▶ **Directive**: In the listing that follows, locate the line containing "Write the TikZ code for this diagram." and the line containing "(fTL) rectangle (fBL);". Retype exactly those two lines and every line between them, and nothing more.
[Supplied material start]
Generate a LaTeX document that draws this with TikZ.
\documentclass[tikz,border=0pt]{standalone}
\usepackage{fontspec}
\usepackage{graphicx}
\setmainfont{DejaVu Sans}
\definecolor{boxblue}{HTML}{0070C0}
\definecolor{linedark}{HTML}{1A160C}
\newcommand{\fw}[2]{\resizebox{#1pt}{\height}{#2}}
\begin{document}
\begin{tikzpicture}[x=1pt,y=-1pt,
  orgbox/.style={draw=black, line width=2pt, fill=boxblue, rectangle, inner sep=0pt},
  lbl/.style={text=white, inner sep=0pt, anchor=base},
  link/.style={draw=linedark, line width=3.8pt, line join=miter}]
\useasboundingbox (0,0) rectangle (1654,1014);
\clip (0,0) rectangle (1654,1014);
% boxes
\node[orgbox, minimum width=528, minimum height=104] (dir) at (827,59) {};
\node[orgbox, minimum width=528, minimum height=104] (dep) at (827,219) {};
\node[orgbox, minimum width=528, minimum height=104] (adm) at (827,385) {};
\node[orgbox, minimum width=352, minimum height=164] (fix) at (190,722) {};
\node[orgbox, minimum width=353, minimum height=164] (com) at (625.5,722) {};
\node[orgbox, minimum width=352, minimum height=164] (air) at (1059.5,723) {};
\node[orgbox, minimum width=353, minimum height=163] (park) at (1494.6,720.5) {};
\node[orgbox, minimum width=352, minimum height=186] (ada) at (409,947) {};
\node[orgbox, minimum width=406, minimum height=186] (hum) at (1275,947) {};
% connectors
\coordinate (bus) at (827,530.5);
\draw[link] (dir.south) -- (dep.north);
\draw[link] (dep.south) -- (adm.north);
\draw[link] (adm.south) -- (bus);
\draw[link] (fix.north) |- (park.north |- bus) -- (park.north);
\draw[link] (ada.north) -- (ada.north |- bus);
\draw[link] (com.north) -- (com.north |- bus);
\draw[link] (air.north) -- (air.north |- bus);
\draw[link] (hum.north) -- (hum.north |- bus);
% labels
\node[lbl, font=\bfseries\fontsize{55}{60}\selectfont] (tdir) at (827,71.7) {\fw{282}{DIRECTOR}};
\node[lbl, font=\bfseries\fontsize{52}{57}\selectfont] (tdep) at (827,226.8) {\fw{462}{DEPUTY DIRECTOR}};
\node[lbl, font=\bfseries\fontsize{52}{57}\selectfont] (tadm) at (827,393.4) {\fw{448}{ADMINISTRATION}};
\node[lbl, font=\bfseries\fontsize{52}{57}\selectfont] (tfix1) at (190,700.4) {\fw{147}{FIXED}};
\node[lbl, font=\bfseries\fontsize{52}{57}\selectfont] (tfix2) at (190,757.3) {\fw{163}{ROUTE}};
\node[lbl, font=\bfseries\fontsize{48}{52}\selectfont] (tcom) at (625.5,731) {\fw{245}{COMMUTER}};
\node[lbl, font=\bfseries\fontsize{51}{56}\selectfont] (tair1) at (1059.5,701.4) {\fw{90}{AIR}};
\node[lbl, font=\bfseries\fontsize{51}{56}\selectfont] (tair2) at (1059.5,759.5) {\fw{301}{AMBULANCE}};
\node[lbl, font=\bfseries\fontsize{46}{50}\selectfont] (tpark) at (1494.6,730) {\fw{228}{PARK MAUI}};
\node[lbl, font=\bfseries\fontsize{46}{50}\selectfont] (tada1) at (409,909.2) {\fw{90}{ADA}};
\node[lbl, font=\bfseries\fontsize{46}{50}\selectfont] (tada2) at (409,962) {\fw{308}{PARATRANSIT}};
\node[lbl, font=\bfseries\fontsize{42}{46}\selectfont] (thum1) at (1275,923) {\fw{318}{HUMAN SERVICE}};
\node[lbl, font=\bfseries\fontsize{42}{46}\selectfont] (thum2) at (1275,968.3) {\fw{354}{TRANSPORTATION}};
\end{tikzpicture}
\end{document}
[Supplied material end]
[Supplied material start]
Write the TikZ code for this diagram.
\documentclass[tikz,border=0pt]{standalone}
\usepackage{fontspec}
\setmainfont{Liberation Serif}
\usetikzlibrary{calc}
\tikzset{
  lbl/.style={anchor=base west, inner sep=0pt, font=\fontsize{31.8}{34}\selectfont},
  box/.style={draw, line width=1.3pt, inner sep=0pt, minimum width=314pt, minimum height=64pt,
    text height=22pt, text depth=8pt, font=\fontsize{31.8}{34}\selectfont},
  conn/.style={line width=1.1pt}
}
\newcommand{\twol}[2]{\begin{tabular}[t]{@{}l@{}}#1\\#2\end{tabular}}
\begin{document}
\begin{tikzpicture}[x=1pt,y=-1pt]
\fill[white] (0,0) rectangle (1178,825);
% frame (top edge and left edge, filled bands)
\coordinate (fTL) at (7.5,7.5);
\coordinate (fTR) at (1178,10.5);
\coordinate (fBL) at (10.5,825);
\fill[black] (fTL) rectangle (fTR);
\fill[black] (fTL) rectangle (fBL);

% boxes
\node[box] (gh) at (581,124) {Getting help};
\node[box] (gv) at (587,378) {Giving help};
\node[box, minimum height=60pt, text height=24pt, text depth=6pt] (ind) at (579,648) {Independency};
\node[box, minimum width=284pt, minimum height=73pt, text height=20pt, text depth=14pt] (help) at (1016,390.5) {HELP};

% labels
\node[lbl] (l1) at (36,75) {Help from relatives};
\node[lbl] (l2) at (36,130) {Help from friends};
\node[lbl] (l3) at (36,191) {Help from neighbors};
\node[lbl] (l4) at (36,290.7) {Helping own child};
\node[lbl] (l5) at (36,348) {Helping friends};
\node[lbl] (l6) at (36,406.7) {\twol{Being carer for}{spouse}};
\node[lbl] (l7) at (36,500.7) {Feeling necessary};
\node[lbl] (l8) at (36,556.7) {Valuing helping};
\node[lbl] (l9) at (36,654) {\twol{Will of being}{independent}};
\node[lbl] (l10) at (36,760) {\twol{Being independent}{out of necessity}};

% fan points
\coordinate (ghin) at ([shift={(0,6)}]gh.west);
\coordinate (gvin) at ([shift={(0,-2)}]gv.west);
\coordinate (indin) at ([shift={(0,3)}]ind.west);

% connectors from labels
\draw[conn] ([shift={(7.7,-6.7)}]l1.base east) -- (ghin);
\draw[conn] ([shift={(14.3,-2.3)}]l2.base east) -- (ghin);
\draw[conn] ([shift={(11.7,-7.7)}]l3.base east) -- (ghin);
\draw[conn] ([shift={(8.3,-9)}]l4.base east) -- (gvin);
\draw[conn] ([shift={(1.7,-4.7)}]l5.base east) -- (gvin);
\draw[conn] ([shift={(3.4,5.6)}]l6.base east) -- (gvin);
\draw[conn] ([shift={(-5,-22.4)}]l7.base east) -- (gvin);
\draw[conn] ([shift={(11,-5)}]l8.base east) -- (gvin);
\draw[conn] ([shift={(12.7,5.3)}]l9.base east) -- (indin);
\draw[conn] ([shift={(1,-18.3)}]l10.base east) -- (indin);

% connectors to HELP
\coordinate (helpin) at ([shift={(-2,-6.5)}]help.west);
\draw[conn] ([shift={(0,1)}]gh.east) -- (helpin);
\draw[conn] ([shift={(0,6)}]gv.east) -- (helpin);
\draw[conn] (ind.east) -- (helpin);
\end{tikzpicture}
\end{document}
[Supplied material end]
▶ **Exercise solution**:
Write the TikZ code for this diagram.
\documentclass[tikz,border=0pt]{standalone}
\usepackage{fontspec}
\setmainfont{Liberation Serif}
\usetikzlibrary{calc}
\tikzset{
  lbl/.style={anchor=base west, inner sep=0pt, font=\fontsize{31.8}{34}\selectfont},
  box/.style={draw, line width=1.3pt, inner sep=0pt, minimum width=314pt, minimum height=64pt,
    text height=22pt, text depth=8pt, font=\fontsize{31.8}{34}\selectfont},
  conn/.style={line width=1.1pt}
}
\newcommand{\twol}[2]{\begin{tabular}[t]{@{}l@{}}#1\\#2\end{tabular}}
\begin{document}
\begin{tikzpicture}[x=1pt,y=-1pt]
\fill[white] (0,0) rectangle (1178,825);
% frame (top edge and left edge, filled bands)
\coordinate (fTL) at (7.5,7.5);
\coordinate (fTR) at (1178,10.5);
\coordinate (fBL) at (10.5,825);
\fill[black] (fTL) rectangle (fTR);
\fill[black] (fTL) rectangle (fBL);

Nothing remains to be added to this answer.